───── INFORMATION SHOWN
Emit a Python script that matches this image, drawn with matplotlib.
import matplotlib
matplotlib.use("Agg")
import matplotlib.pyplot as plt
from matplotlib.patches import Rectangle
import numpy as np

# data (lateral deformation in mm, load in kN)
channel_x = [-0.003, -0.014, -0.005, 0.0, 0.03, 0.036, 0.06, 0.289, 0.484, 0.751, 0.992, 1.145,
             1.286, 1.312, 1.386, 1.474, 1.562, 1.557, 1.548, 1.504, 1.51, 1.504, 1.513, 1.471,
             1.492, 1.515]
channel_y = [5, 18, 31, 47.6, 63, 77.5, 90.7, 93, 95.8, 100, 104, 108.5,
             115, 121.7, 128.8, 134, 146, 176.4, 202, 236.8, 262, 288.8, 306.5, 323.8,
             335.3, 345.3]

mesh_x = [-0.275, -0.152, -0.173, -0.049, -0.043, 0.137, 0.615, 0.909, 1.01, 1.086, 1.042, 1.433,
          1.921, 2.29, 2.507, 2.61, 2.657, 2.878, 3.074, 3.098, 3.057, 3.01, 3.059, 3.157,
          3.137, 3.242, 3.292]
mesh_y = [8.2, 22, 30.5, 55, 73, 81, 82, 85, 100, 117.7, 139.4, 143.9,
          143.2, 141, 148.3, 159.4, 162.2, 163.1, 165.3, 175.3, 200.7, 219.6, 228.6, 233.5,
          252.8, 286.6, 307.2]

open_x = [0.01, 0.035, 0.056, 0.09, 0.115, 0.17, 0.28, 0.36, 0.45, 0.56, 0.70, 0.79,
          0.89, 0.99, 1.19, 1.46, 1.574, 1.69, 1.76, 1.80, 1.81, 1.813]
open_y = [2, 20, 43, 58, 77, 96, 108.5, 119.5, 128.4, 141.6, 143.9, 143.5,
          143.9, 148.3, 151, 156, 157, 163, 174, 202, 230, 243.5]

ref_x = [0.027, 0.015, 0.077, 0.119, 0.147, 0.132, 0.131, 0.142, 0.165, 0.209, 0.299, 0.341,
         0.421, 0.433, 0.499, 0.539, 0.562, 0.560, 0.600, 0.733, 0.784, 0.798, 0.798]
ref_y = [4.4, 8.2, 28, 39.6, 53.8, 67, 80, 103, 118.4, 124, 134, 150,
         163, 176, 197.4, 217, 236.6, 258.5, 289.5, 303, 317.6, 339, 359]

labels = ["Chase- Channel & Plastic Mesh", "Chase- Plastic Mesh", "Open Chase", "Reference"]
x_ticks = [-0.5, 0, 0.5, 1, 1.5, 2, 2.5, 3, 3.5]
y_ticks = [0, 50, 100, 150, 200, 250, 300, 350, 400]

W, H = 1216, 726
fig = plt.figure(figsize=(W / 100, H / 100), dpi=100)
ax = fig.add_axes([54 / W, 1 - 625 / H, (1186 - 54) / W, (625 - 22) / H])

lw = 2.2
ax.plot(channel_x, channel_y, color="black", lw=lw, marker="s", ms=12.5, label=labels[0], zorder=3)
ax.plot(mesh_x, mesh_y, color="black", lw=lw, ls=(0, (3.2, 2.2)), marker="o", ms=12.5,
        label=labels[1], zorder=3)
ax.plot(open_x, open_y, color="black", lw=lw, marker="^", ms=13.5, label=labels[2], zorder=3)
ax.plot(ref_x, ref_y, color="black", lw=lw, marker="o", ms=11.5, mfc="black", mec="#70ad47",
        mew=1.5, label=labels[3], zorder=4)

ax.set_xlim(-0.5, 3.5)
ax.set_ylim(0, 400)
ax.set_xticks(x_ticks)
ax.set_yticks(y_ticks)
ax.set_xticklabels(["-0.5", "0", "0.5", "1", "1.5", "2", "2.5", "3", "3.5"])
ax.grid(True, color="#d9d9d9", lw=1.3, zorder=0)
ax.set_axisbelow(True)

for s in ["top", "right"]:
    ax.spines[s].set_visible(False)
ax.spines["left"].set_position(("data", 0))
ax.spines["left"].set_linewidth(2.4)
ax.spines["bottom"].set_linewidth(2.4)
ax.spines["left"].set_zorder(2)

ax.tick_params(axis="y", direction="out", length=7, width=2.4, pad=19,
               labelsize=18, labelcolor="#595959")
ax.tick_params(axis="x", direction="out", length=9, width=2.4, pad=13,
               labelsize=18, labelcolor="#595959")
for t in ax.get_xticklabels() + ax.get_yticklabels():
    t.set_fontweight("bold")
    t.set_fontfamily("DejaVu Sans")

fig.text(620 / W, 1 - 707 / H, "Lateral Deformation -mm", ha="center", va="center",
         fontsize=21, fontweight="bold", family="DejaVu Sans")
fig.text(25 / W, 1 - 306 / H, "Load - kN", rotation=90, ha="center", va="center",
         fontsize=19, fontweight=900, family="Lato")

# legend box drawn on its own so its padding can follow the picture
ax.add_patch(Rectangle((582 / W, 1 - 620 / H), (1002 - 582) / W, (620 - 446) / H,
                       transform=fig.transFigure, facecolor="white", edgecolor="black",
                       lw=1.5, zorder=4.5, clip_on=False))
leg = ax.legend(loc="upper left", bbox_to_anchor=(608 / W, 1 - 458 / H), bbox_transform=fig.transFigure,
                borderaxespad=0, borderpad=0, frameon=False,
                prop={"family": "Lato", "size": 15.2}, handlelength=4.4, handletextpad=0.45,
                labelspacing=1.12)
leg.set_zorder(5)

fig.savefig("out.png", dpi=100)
──────────
> [TASK STATEMENT]:
Reproduce the full listing above, character for character.

> [OUTPUT FOR THIS TASK]:
Emit a Python script that matches this image, drawn with matplotlib.
import matplotlib
matplotlib.use("Agg")
import matplotlib.pyplot as plt
from matplotlib.patches import Rectangle
import numpy as np

# data (lateral deformation in mm, load in kN)
channel_x = [-0.003, -0.014, -0.005, 0.0, 0.03, 0.036, 0.06, 0.289, 0.484, 0.751, 0.992, 1.145,
             1.286, 1.312, 1.386, 1.474, 1.562, 1.557, 1.548, 1.504, 1.51, 1.504, 1.513, 1.471,
             1.492, 1.515]
channel_y = [5, 18, 31, 47.6, 63, 77.5, 90.7, 93, 95.8, 100, 104, 108.5,
             115, 121.7, 128.8, 134, 146, 176.4, 202, 236.8, 262, 288.8, 306.5, 323.8,
             335.3, 345.3]

mesh_x = [-0.275, -0.152, -0.173, -0.049, -0.043, 0.137, 0.615, 0.909, 1.01, 1.086, 1.042, 1.433,
          1.921, 2.29, 2.507, 2.61, 2.657, 2.878, 3.074, 3.098, 3.057, 3.01, 3.059, 3.157,
          3.137, 3.242, 3.292]
mesh_y = [8.2, 22, 30.5, 55, 73, 81, 82, 85, 100, 117.7, 139.4, 143.9,
          143.2, 141, 148.3, 159.4, 162.2, 163.1, 165.3, 175.3, 200.7, 219.6, 228.6, 233.5,
          252.8, 286.6, 307.2]

open_x = [0.01, 0.035, 0.056, 0.09, 0.115, 0.17, 0.28, 0.36, 0.45, 0.56, 0.70, 0.79,
          0.89, 0.99, 1.19, 1.46, 1.574, 1.69, 1.76, 1.80, 1.81, 1.813]
open_y = [2, 20, 43, 58, 77, 96, 108.5, 119.5, 128.4, 141.6, 143.9, 143.5,
          143.9, 148.3, 151, 156, 157, 163, 174, 202, 230, 243.5]

ref_x = [0.027, 0.015, 0.077, 0.119, 0.147, 0.132, 0.131, 0.142, 0.165, 0.209, 0.299, 0.341,
         0.421, 0.433, 0.499, 0.539, 0.562, 0.560, 0.600, 0.733, 0.784, 0.798, 0.798]
ref_y = [4.4, 8.2, 28, 39.6, 53.8, 67, 80, 103, 118.4, 124, 134, 150,
         163, 176, 197.4, 217, 236.6, 258.5, 289.5, 303, 317.6, 339, 359]

labels = ["Chase- Channel & Plastic Mesh", "Chase- Plastic Mesh", "Open Chase", "Reference"]
x_ticks = [-0.5, 0, 0.5, 1, 1.5, 2, 2.5, 3, 3.5]
y_ticks = [0, 50, 100, 150, 200, 250, 300, 350, 400]

W, H = 1216, 726
fig = plt.figure(figsize=(W / 100, H / 100), dpi=100)
ax = fig.add_axes([54 / W, 1 - 625 / H, (1186 - 54) / W, (625 - 22) / H])

lw = 2.2
ax.plot(channel_x, channel_y, color="black", lw=lw, marker="s", ms=12.5, label=labels[0], zorder=3)
ax.plot(mesh_x, mesh_y, color="black", lw=lw, ls=(0, (3.2, 2.2)), marker="o", ms=12.5,
        label=labels[1], zorder=3)
ax.plot(open_x, open_y, color="black", lw=lw, marker="^", ms=13.5, label=labels[2], zorder=3)
ax.plot(ref_x, ref_y, color="black", lw=lw, marker="o", ms=11.5, mfc="black", mec="#70ad47",
        mew=1.5, label=labels[3], zorder=4)

ax.set_xlim(-0.5, 3.5)
ax.set_ylim(0, 400)
ax.set_xticks(x_ticks)
ax.set_yticks(y_ticks)
ax.set_xticklabels(["-0.5", "0", "0.5", "1", "1.5", "2", "2.5", "3", "3.5"])
ax.grid(True, color="#d9d9d9", lw=1.3, zorder=0)
ax.set_axisbelow(True)

for s in ["top", "right"]:
    ax.spines[s].set_visible(False)
ax.spines["left"].set_position(("data", 0))
ax.spines["left"].set_linewidth(2.4)
ax.spines["bottom"].set_linewidth(2.4)
ax.spines["left"].set_zorder(2)

ax.tick_params(axis="y", direction="out", length=7, width=2.4, pad=19,
               labelsize=18, labelcolor="#595959")
ax.tick_params(axis="x", direction="out", length=9, width=2.4, pad=13,
               labelsize=18, labelcolor="#595959")
for t in ax.get_xticklabels() + ax.get_yticklabels():
    t.set_fontweight("bold")
    t.set_fontfamily("DejaVu Sans")

fig.text(620 / W, 1 - 707 / H, "Lateral Deformation -mm", ha="center", va="center",
         fontsize=21, fontweight="bold", family="DejaVu Sans")
fig.text(25 / W, 1 - 306 / H, "Load - kN", rotation=90, ha="center", va="center",
         fontsize=19, fontweight=900, family="Lato")

# legend box drawn on its own so its padding can follow the picture
ax.add_patch(Rectangle((582 / W, 1 - 620 / H), (1002 - 582) / W, (620 - 446) / H,
                       transform=fig.transFigure, facecolor="white", edgecolor="black",
                       lw=1.5, zorder=4.5, clip_on=False))
leg = ax.legend(loc="upper left", bbox_to_anchor=(608 / W, 1 - 458 / H), bbox_transform=fig.transFigure,
                borderaxespad=0, borderpad=0, frameon=False,
                prop={"family": "Lato", "size": 15.2}, handlelength=4.4, handletextpad=0.45,
                labelspacing=1.12)
leg.set_zorder(5)

fig.savefig("out.png", dpi=100)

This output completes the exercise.